Christoph Probst, a student and anti-Nazi, wrote to his mother: "I thank you for having given me life," and to his sister: "I never knew that dying is so easy . . I die without any feeling of hatred."
Perhaps the most moving of all the letters are those of men in responsible command positions in the German army, who did what they did with full knowledge of the consequences--not only in terms of traditional patriotism but to the safety of their families. Wrote Heinrich, Count von Lehndorff-Steinort, to his wife, on the eve of his "condemnation and execution" (he was involved in the July 20 plot):
"Most dearly beloved to me in all the world: This is probably the last letter you will receive from me on this earth. Although my thoughts have pursued an orbit around you day and night ever since our separation ... I fear that with everything I shall only pile a new burden upon your poor sorely tried heart.

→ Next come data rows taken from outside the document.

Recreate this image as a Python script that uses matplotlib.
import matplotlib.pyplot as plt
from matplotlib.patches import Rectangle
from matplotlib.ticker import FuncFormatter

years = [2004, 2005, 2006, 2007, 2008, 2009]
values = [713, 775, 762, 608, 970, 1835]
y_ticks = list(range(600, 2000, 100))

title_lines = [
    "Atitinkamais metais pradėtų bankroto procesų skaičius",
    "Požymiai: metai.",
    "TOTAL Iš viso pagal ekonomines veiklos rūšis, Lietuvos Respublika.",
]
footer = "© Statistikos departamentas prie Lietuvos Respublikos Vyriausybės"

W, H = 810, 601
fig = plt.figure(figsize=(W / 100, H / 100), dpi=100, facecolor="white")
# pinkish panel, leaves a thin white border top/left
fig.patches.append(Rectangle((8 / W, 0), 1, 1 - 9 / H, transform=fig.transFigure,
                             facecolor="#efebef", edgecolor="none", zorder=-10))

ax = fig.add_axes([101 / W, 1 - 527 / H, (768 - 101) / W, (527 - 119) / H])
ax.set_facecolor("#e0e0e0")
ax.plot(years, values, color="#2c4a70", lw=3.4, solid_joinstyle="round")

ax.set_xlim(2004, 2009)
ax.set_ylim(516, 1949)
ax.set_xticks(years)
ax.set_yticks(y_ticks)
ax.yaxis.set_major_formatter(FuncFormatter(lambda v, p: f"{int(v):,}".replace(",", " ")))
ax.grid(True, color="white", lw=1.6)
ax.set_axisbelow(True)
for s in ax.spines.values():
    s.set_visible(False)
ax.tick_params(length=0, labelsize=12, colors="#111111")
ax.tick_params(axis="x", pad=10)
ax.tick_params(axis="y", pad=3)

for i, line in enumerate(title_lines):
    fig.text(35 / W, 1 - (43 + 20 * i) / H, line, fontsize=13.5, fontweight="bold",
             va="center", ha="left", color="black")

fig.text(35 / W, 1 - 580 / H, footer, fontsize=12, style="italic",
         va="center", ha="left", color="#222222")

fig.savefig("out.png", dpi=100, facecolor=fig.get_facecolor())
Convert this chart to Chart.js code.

" 'Watch ye, stand fast in the faith, quit you like men, be strong,'--this shall lead me to the last. It is my confirmation verse . . . There are evil people everywhere, but also many good people. Do you know, I have often thought of our conversations in which you sought to encourage me to gather more spiritual than earthly goods. How right you were! Where have all earthly treasures gone? Vanished like a cloud of vapor . . . I do not fear death. I fear it only as it affects you and our beloved sweet children . . ."
In their forewords, Roman Catholic George N. Shuster calls the book "a sort of hymn," and Protestant Theologian Reinhold Niebuhr says: "It is ... one of the most rewarding ironies of history that only a very great evil can prompt such martyrdom as these pages . . . illumine . . . While there is a problem for the German nation about the guilt of having allowed the Nazi tyranny to come to power among them, it is fortunately true that the German people were also responsible for the lives and deeds of heroism and martyrdom in which the horrible evil was resisted."